The report calls on ministers to extend the wage subsidy scheme announced on Friday to the self-employed. The TUC says this could be done through providing the self-employed with a guarantee of at least 80% of their incomes based on their last three years of self-assessment tax returns.

This could be paid directly to the self-employed as a tax rebate. The report highlights the example of Norway where the government is providing grants covering 80% of self-employed workers’ earnings. And Belgium where an income replacement scheme has been set up for the self-employed.

Commenting on the report TUC General Secretary Frances O’Grady said “The government took a big and important step last week with wage subsidies for employed workers.”

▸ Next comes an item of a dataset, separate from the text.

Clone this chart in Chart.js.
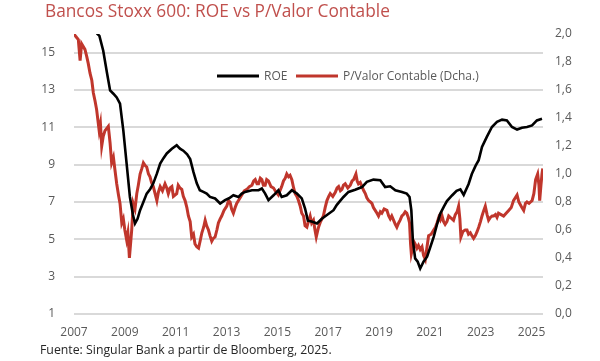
<!DOCTYPE html>
<html>
<head>
<meta charset="utf-8">
<script src="https://cdn.jsdelivr.net/npm/chart.js@4.4.0/dist/chart.umd.min.js"></script>
<style>
  body { margin: 0; background: #fff; }
  #wrap { position: relative; width: 600px; height: 361px; }
  #myChart { position: absolute; left: 0; top: 0; }
  #title { position: absolute; left: 45px; top: -1px; font: 17.3px "Open Sans", sans-serif; color: #c0504d; white-space: nowrap; }
  #source { position: absolute; left: 40px; top: 341px; font: 12.3px "Open Sans", sans-serif; color: #262626; white-space: nowrap; }
</style>
</head>
<body>
<div id="wrap">
  <canvas id="myChart" width="600" height="361"></canvas>
  <div id="title">Bancos Stoxx 600: ROE vs P/Valor Contable</div>
  <div id="source">Fuente: Singular Bank a partir de Bloomberg, 2025.</div>
</div>
<script>
// tick labels
const yearTicks = [2007, 2009, 2011, 2013, 2015, 2017, 2019, 2021, 2023, 2025];
const roeTicks = [1, 3, 5, 7, 9, 11, 13, 15];
const pbvTicks = [0, 0.2, 0.4, 0.6, 0.8, 1.0, 1.2, 1.4, 1.6, 1.8, 2.0];

// ROE (left axis)
const roeYears = [2007.76, 2007.92, 2008.0, 2008.15, 2008.3, 2008.42, 2008.55, 2008.68, 2008.81, 2008.94,
  2009.07, 2009.2, 2009.32, 2009.4, 2009.5, 2009.6, 2009.73, 2009.86, 2010.0, 2010.12,
  2010.26, 2010.39, 2010.52, 2010.65, 2010.85, 2011.04, 2011.17, 2011.3, 2011.45, 2011.57,
  2011.7, 2011.83, 2011.95, 2012.09, 2012.22, 2012.35, 2012.55, 2012.75, 2012.94, 2013.1,
  2013.27, 2013.47, 2013.6, 2013.73, 2014.0, 2014.26, 2014.39, 2014.52, 2014.65, 2014.85,
  2015.04, 2015.17, 2015.37, 2015.57, 2015.77, 2015.96, 2016.09, 2016.2, 2016.35, 2016.56,
  2016.75, 2016.95, 2017.21, 2017.34, 2017.6, 2017.8, 2018.06, 2018.33, 2018.52, 2018.78,
  2019.05, 2019.24, 2019.44, 2019.64, 2019.9, 2020.09, 2020.2, 2020.27, 2020.33, 2020.42,
  2020.52, 2020.62, 2020.75, 2020.89, 2021.02, 2021.15, 2021.28, 2021.41, 2021.55, 2021.67,
  2021.87, 2022.05, 2022.2, 2022.33, 2022.52, 2022.65, 2022.8, 2022.92, 2023.05, 2023.24,
  2023.44, 2023.64, 2023.84, 2024.03, 2024.23, 2024.43, 2024.62, 2024.82, 2025.02, 2025.21, 2025.41];
const roeValues = [16.3, 16.0, 15.9, 15.1, 13.9, 12.98, 12.8, 12.6, 12.27, 10.84,
  9.06, 7.27, 6.3, 5.85, 6.1, 6.56, 7.0, 7.45, 7.7, 8.0,
  8.52, 9.06, 9.35, 9.6, 9.85, 10.04, 9.86, 9.75, 9.55, 9.3,
  8.6, 8.0, 7.63, 7.54, 7.45, 7.27, 7.19, 6.92, 7.1, 7.2,
  7.36, 7.27, 7.45, 7.54, 7.63, 7.63, 7.72, 7.45, 7.1, 7.36,
  7.63, 7.27, 7.36, 7.63, 7.45, 7.19, 6.65, 6.0, 5.95, 5.85,
  6.1, 6.3, 6.56, 6.85, 7.27, 7.54, 7.66, 7.8, 8.08, 8.2,
  8.17, 7.8, 7.84, 7.63, 7.54, 7.45, 7.27, 6.56, 4.96, 3.98,
  3.8, 3.44, 3.8, 4.07, 4.6, 5.13, 5.8, 6.38, 6.75, 7.05,
  7.35, 7.6, 7.68, 7.38, 7.95, 8.5, 8.95, 9.24, 9.95, 10.49,
  11.02, 11.29, 11.41, 11.37, 11.02, 10.88, 10.98, 11.02, 11.1, 11.37, 11.46];

// P/Valor Contable (right axis)
const pbvYears = [2007.0, 2007.08, 2007.17, 2007.24, 2007.3, 2007.43, 2007.5, 2007.56, 2007.63, 2007.7,
  2007.76, 2007.83, 2007.89, 2007.99, 2008.04, 2008.09, 2008.15, 2008.22, 2008.35, 2008.42,
  2008.48, 2008.55, 2008.61, 2008.68, 2008.75, 2008.81, 2008.88, 2008.94, 2009.0, 2009.07,
  2009.12, 2009.18, 2009.27, 2009.33, 2009.4, 2009.47, 2009.53, 2009.6, 2009.67, 2009.73,
  2009.8, 2009.86, 2009.93, 2009.99, 2010.05, 2010.12, 2010.19, 2010.26, 2010.32, 2010.39,
  2010.48, 2010.58, 2010.65, 2010.71, 2010.78, 2010.85, 2010.91, 2011.04, 2011.1, 2011.17,
  2011.24, 2011.3, 2011.37, 2011.44, 2011.5, 2011.57, 2011.63, 2011.7, 2011.76, 2011.83,
  2011.9, 2011.96, 2012.03, 2012.1, 2012.16, 2012.22, 2012.29, 2012.35, 2012.42, 2012.48,
  2012.55, 2012.62, 2012.68, 2012.75, 2012.81, 2012.9, 2013.01, 2013.08, 2013.14, 2013.2,
  2013.27, 2013.34, 2013.4, 2013.5, 2013.6, 2013.7, 2013.8, 2013.9, 2014.0, 2014.07,
  2014.13, 2014.2, 2014.26, 2014.33, 2014.39, 2014.45, 2014.52, 2014.58, 2014.65, 2014.75,
  2014.85, 2014.95, 2015.04, 2015.1, 2015.17, 2015.24, 2015.31, 2015.37, 2015.44, 2015.5,
  2015.57, 2015.64, 2015.7, 2015.77, 2015.83, 2015.9, 2015.96, 2016.03, 2016.09, 2016.16,
  2016.22, 2016.29, 2016.35, 2016.42, 2016.48, 2016.53, 2016.58, 2016.62, 2016.7, 2016.81,
  2016.88, 2016.95, 2017.02, 2017.08, 2017.18, 2017.28, 2017.35, 2017.41, 2017.48, 2017.54,
  2017.6, 2017.67, 2017.77, 2017.87, 2017.94, 2018.0, 2018.09, 2018.14, 2018.19, 2018.26,
  2018.33, 2018.4, 2018.46, 2018.52, 2018.59, 2018.66, 2018.72, 2018.78, 2018.85, 2018.92,
  2018.98, 2019.05, 2019.11, 2019.2, 2019.31, 2019.38, 2019.44, 2019.5, 2019.57, 2019.64,
  2019.7, 2019.77, 2019.83, 2019.9, 2019.96, 2020.03, 2020.09, 2020.15, 2020.2, 2020.24,
  2020.27, 2020.32, 2020.36, 2020.42, 2020.49, 2020.55, 2020.62, 2020.69, 2020.75, 2020.82,
  2020.88, 2020.95, 2021.05, 2021.15, 2021.22, 2021.28, 2021.35, 2021.41, 2021.48, 2021.54,
  2021.6, 2021.67, 2021.74, 2021.8, 2021.87, 2021.93, 2022.0, 2022.07, 2022.13, 2022.18,
  2022.22, 2022.3, 2022.39, 2022.46, 2022.52, 2022.59, 2022.65, 2022.72, 2022.79, 2022.86,
  2022.92, 2022.99, 2023.05, 2023.12, 2023.18, 2023.25, 2023.31, 2023.38, 2023.45, 2023.51,
  2023.58, 2023.64, 2023.7, 2023.8, 2023.9, 2024.0, 2024.1, 2024.2, 2024.29, 2024.36,
  2024.43, 2024.5, 2024.56, 2024.62, 2024.69, 2024.76, 2024.82, 2024.9, 2024.96, 2025.02,
  2025.09, 2025.16, 2025.24, 2025.29, 2025.32, 2025.37, 2025.41, 2025.44];
const pbvValues = [2.0, 1.98, 1.96, 1.81, 1.93, 1.89, 1.84, 1.79, 1.72, 1.67,
  1.58, 1.52, 1.46, 1.31, 1.36, 1.2, 1.27, 1.31, 1.34, 1.22,
  1.08, 1.12, 1.03, 0.93, 0.85, 0.79, 0.65, 0.68, 0.6, 0.53,
  0.58, 0.4, 0.6, 0.79, 0.75, 0.86, 0.92, 1.0, 1.04, 1.08,
  1.06, 1.05, 1.0, 0.98, 0.94, 0.91, 0.86, 0.81, 0.87, 0.91,
  0.88, 0.93, 0.9, 0.86, 0.9, 0.91, 0.84, 0.86, 0.92, 0.9,
  0.89, 0.84, 0.81, 0.76, 0.7, 0.66, 0.55, 0.57, 0.5, 0.48,
  0.47, 0.52, 0.58, 0.62, 0.67, 0.63, 0.6, 0.56, 0.52, 0.54,
  0.55, 0.6, 0.65, 0.68, 0.7, 0.74, 0.77, 0.81, 0.8, 0.75,
  0.72, 0.76, 0.79, 0.82, 0.85, 0.88, 0.89, 0.91, 0.92, 0.95,
  0.96, 0.93, 0.93, 0.97, 0.96, 0.92, 0.92, 0.96, 0.95, 0.91,
  0.9, 0.87, 0.85, 0.88, 0.91, 0.95, 0.97, 1.0, 0.98, 0.99,
  0.96, 0.9, 0.86, 0.84, 0.81, 0.77, 0.72, 0.7, 0.63, 0.62,
  0.66, 0.7, 0.65, 0.67, 0.6, 0.55, 0.59, 0.62, 0.66, 0.7,
  0.76, 0.81, 0.84, 0.86, 0.84, 0.87, 0.9, 0.91, 0.88, 0.89,
  0.92, 0.93, 0.9, 0.92, 0.95, 0.96, 1.0, 0.95, 0.93, 0.94,
  0.91, 0.88, 0.86, 0.83, 0.81, 0.8, 0.79, 0.76, 0.74, 0.72,
  0.7, 0.73, 0.72, 0.75, 0.74, 0.7, 0.68, 0.7, 0.67, 0.64,
  0.62, 0.65, 0.67, 0.7, 0.71, 0.73, 0.72, 0.69, 0.65, 0.5,
  0.43, 0.47, 0.52, 0.5, 0.47, 0.49, 0.46, 0.48, 0.42, 0.39,
  0.47, 0.56, 0.57, 0.6, 0.62, 0.65, 0.69, 0.67, 0.7, 0.66,
  0.64, 0.66, 0.7, 0.69, 0.68, 0.67, 0.71, 0.73, 0.77, 0.68,
  0.55, 0.59, 0.6, 0.6, 0.57, 0.58, 0.56, 0.54, 0.56, 0.59,
  0.62, 0.66, 0.7, 0.74, 0.77, 0.71, 0.67, 0.69, 0.7, 0.7,
  0.71, 0.69, 0.72, 0.71, 0.7, 0.72, 0.74, 0.76, 0.81, 0.83,
  0.85, 0.8, 0.78, 0.76, 0.74, 0.79, 0.8, 0.79, 0.8, 0.81,
  0.86, 0.96, 1.0, 0.92, 0.81, 0.92, 1.0, 1.04];

const roeColor = '#000000';
const pbvColor = '#c0362c';
const labelColor = '#595959';
const tickFont = { family: 'Open Sans', size: 12 };

function toPoints(xs, ys) {
  return xs.map((x, i) => ({ x: x, y: ys[i] }));
}

// legend drawn inside the plot area, like the original
const innerLegend = {
  id: 'innerLegend',
  afterDatasetsDraw(chart) {
    const ctx = chart.ctx;
    const y = 76;
    const items = [
      { x: 217, text: 'ROE', color: roeColor },
      { x: 296, text: 'P/Valor Contable (Dcha.)', color: pbvColor }
    ];
    ctx.save();
    ctx.font = '12px "Open Sans"';
    ctx.textBaseline = 'middle';
    for (let item of items) {
      ctx.strokeStyle = item.color;
      ctx.lineWidth = 3;
      ctx.beginPath();
      ctx.moveTo(item.x, y);
      ctx.lineTo(item.x + 42, y);
      ctx.stroke();
      ctx.fillStyle = labelColor;
      ctx.fillText(item.text, item.x + 47, y + 1);
    }
    ctx.restore();
  }
};

const ctx = document.getElementById('myChart');

new Chart(ctx, {
  type: 'line',
  data: {
    datasets: [{
      label: 'ROE',
      data: toPoints(roeYears, roeValues),
      borderColor: roeColor,
      borderWidth: 2.6,
      pointRadius: 0,
      tension: 0,
      yAxisID: 'y'
    }, {
      label: 'P/Valor Contable (Dcha.)',
      data: toPoints(pbvYears, pbvValues),
      borderColor: pbvColor,
      borderWidth: 3,
      pointRadius: 0,
      tension: 0,
      yAxisID: 'y1'
    }]
  },
  options: {
    responsive: false,
    animation: false,
    layout: { padding: { top: 34, left: 0, right: 0, bottom: 0 } },
    plugins: {
      legend: { display: false },
      tooltip: { enabled: false }
    },
    scales: {
      x: {
        type: 'linear',
        min: 2007,
        max: 2025.45,
        afterFit: (scale) => { scale.height = 47; },
        afterBuildTicks: (scale) => { scale.ticks = yearTicks.map(v => ({ value: v })); },
        grid: { display: false },
        border: { display: false },
        ticks: {
          color: labelColor,
          font: tickFont,
          padding: 3,
          maxRotation: 0,
          autoSkip: false,
          callback: (v) => String(v)
        }
      },
      y: {
        position: 'left',
        min: 1,
        max: 16,
        afterFit: (scale) => { scale.width = 74; },
        afterBuildTicks: (scale) => { scale.ticks = roeTicks.map(v => ({ value: v })); },
        grid: { color: '#d9d9d9', lineWidth: 2, drawTicks: false },
        border: { display: false },
        ticks: { color: labelColor, font: tickFont, padding: 19 }
      },
      y1: {
        position: 'right',
        min: 0,
        max: 2.0,
        afterFit: (scale) => { scale.width = 57; },
        afterBuildTicks: (scale) => { scale.ticks = pbvTicks.map(v => ({ value: v })); },
        grid: { display: false, drawTicks: false },
        border: { display: false },
        ticks: {
          color: labelColor,
          font: tickFont,
          padding: 12,
          callback: (v) => v.toFixed(1).replace('.', ',')
        }
      }
    }
  },
  plugins: [innerLegend]
});
</script>
</body>
</html>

“But millions of self-employed workers – from the creative industries to construction – are still facing a collapse in their earnings. Many won’t be able to meet their basic living costs without further support. Ministers must urgently beef up support for the self-employed.

“Large-scale wage subsidies are the best way to boost household finances, keep businesses running and help our economy bounce back after this crisis. All workers – both employed and self-employed – should have their wages protected.”

FSB National Chairman Mike Cherry said “Over the weekend we have heard from thousands of self-employed people – including hairdressers, bakers, childcare providers, taxi drivers and café owners – many frightened and in despair at seeing their business fall away, and staring at the prospect of little or no financial support.”

“While it is welcome that the government has pledged to cover 80 per cent of the wages of impacted employees, five million self-employed strivers have until now only been offered, at best, access to £94 a week. In desperation, many have attempted to apply for Universal Credit after Friday and have been turned down.”

“These are people who have worked hard to build up their businesses, paid their taxes and helped the economy to grow. They now face a crunch point, with many unable to operate – leaving them without money, but with bills still stacking up.”

“We have been strongly urging the government not to allow the self-employed to be left high and dry, and it is welcome to hear that the Prime Minister is listening and offering new hope. This must now be turned urgently into practical and easily accessible support. Time is now running out.”

“While the government has a big role to play, it is also vital that the banks play their part as well. Billions of pounds of loan guarantees come into effect, the banks must pass on without delay this access to finance for the struggling self-employed.”